Posted May 7, 2024 7:24 UTC (Tue) by NYKevin (subscriber, #129325) [Link]

> Rust does not provide such an insane promise.

To be fair, neither does C.

I think the main difference is the scope of this lack-of-a-promise. In C, pretty much every nontrivial API takes pointers, and pretty much no nontrivial API is prepared to deal with an "invalid" pointer (for any value of "invalid," with the possible exception of NULL). So you inevitably run into Hyrum's law (i.e. people write code that does something invalid, it accidentally works, time passes, more people write more dubious code, and now it's part of your API contract even though you never signed up for it). Rust does not work that way. The language statically checks the validity of references, and at runtime, references are (usually*) a zero-cost abstraction, so pretty much every nontrivial API uses references in preference to raw pointers, unless you are doing something where unsafe pointers are absolutely required (e.g. interfacing to C or another language), or significantly more performant than the safe equivalent. This makes it much harder for pointer validity to become an optional part of the API - the language won't let you construct an invalid reference, much less pass it as an argument.
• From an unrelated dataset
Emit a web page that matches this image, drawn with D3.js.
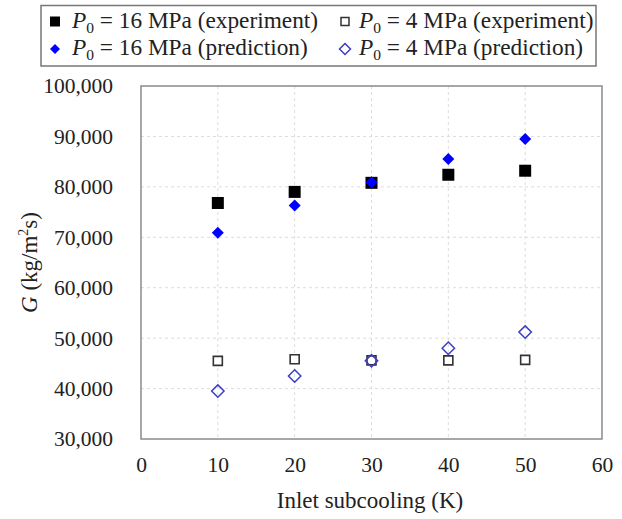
<!DOCTYPE html>
<html>
<head>
<meta charset="utf-8">
<script src="https://cdn.jsdelivr.net/npm/d3@7"></script>
<style>
  html, body { margin: 0; padding: 0; background: #fff; }
  svg { display: block; }
  text { font-family: "Liberation Serif", "Times New Roman", serif; fill: #222; }
</style>
</head>
<body>
<svg id="chart" width="622" height="519"></svg>
<script>
// Inlet subcooling (K)
const subcooling = [10, 20, 30, 40, 50];
// Mass flux G (kg/m²s)
const exp16 = [76800, 79000, 80800, 82400, 83200];
const pred16 = [70900, 76300, 80900, 85500, 89500];
const exp4 = [45500, 45800, 45600, 45600, 45700];
const pred4 = [39500, 42500, 45500, 48000, 51200];

const xTicks = [0, 10, 20, 30, 40, 50, 60];
const yTicks = [30000, 40000, 50000, 60000, 70000, 80000, 90000, 100000];

const svg = d3.select("#chart");
const plot = { left: 141, right: 602, top: 86, bottom: 439 };

const x = d3.scaleLinear().domain([0, 60]).range([plot.left, plot.right]);
const y = d3.scaleLinear().domain([30000, 100000]).range([plot.bottom, plot.top]);
const fmt = d3.format(",");

// gridlines
const grid = svg.append("g");
grid.selectAll("line.v").data(xTicks.slice(1, -1)).join("line")
  .attr("x1", d => x(d)).attr("x2", d => x(d))
  .attr("y1", plot.top).attr("y2", plot.bottom)
  .attr("stroke", "#dcdcdc").attr("stroke-width", 1).attr("stroke-dasharray", "3,3");
grid.selectAll("line.h").data(yTicks.slice(1, -1)).join("line")
  .attr("x1", plot.left).attr("x2", plot.right)
  .attr("y1", d => y(d)).attr("y2", d => y(d))
  .attr("stroke", "#dcdcdc").attr("stroke-width", 1).attr("stroke-dasharray", "3,3");

// frame
svg.append("rect")
  .attr("x", plot.left).attr("y", plot.top)
  .attr("width", plot.right - plot.left).attr("height", plot.bottom - plot.top)
  .attr("fill", "none").attr("stroke", "#8a8a8a").attr("stroke-width", 1.5);

// axes
const xAxis = svg.append("g")
  .attr("transform", `translate(0,${plot.bottom})`)
  .call(d3.axisBottom(x).tickValues(xTicks).tickSize(0).tickPadding(18));
const yAxis = svg.append("g")
  .attr("transform", `translate(${plot.left},0)`)
  .call(d3.axisLeft(y).tickValues(yTicks).tickFormat(fmt).tickSize(0).tickPadding(28));
[xAxis, yAxis].forEach(a => {
  a.select(".domain").remove();
  a.selectAll("text").attr("font-family", "Liberation Serif").attr("font-size", 21.5).attr("fill", "#222");
});

// axis titles
svg.append("text")
  .attr("x", 370).attr("y", 508)
  .attr("text-anchor", "middle").attr("font-size", 23)
  .text("Inlet subcooling (K)");

const yTitle = svg.append("text")
  .attr("transform", `translate(37,${(plot.top + plot.bottom) / 2}) rotate(-90)`)
  .attr("text-anchor", "middle").attr("font-size", 23);
yTitle.append("tspan").attr("font-style", "italic").text("G");
yTitle.append("tspan").text(" (kg/m");
yTitle.append("tspan").attr("font-size", 14).attr("dy", -9).text("2");
yTitle.append("tspan").attr("dy", 9).text("s)");

// marker shapes
const squarePath = s => `M${-s / 2},${-s / 2}h${s}v${s}h${-s}Z`;
const diamondPath = r => `M0,${-r}L${r},0L0,${r}L${-r},0Z`;

const pts = vals => subcooling.map((k, i) => ({ k, v: vals[i] }));

function drawSeries(vals, path, style) {
  svg.append("g").selectAll("path").data(pts(vals)).join("path")
    .attr("transform", d => `translate(${x(d.k)},${y(d.v)})`)
    .attr("d", path)
    .attr("fill", style.fill)
    .attr("stroke", style.stroke || "none")
    .attr("stroke-width", style.sw || 0);
}

drawSeries(exp16, squarePath(12), { fill: "#000" });
drawSeries(exp4, squarePath(9), { fill: "#fff", stroke: "#333", sw: 1.6 });
drawSeries(pred16, diamondPath(6), { fill: "#0000ff" });
drawSeries(pred4, diamondPath(6.2), { fill: "none", stroke: "#3c3cc8", sw: 1.5 });

// legend
const legend = svg.append("g");
legend.append("rect")
  .attr("x", 41).attr("y", 5.5).attr("width", 555).attr("height", 60.5)
  .attr("fill", "#fff").attr("stroke", "#777").attr("stroke-width", 1.5);

const legendItems = [
  { mx: 55, my: 21.5, tx: 72, ty: 28, path: squarePath(10), fill: "#000", p: "16", kind: "experiment" },
  { mx: 345, my: 21.5, tx: 359, ty: 28, path: squarePath(8), fill: "#fff", stroke: "#333", sw: 1.5, p: "4", kind: "experiment" },
  { mx: 55, my: 49, tx: 72, ty: 55, path: diamondPath(5), fill: "#0000ff", p: "16", kind: "prediction" },
  { mx: 345, my: 49, tx: 359, ty: 55, path: diamondPath(5.5), fill: "none", stroke: "#3c3cc8", sw: 1.5, p: "4", kind: "prediction" }
];

legendItems.forEach(it => {
  legend.append("path")
    .attr("transform", `translate(${it.mx},${it.my})`)
    .attr("d", it.path).attr("fill", it.fill)
    .attr("stroke", it.stroke || "none").attr("stroke-width", it.sw || 0);
  const t = legend.append("text").attr("x", it.tx).attr("y", it.ty).attr("font-size", 23.3);
  t.append("tspan").attr("font-style", "italic").text("P");
  t.append("tspan").attr("font-size", 15.5).attr("dy", 5).text("0");
  t.append("tspan").attr("dy", -5).text(` = ${it.p} MPa (${it.kind})`);
});
</script>
</body>
</html>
You also can't cheat your way around this by casting or otherwise. The language assumes that shared references point to immutable objects, and that mutable references are exclusive (restrict, in C terminology), and both of those assumptions are pervasively emitted in LLVM IR, so if you break them, then it will all fall apart very quickly with numerous bizarre aliasing violations, even if you personally wrote 100% of the code. There is simply no way to "get away with" invalid references for more than the most trivial of cases, and raw pointers are right there if you really want them, so most people are content to use references correctly... most of the time. Unfortunately, there are still a few infelicities in unsafe rust where the most convenient way to create a possibly-invalid pointer is to first create a possibly-invalid reference and then cast it to pointer. This is in the process of being fixed, and will soon no longer be a problem (hopefully).

* The exception is dyn Trait and other fat pointer types. But those are generally negligible-cost, like C++'s virtual keyword.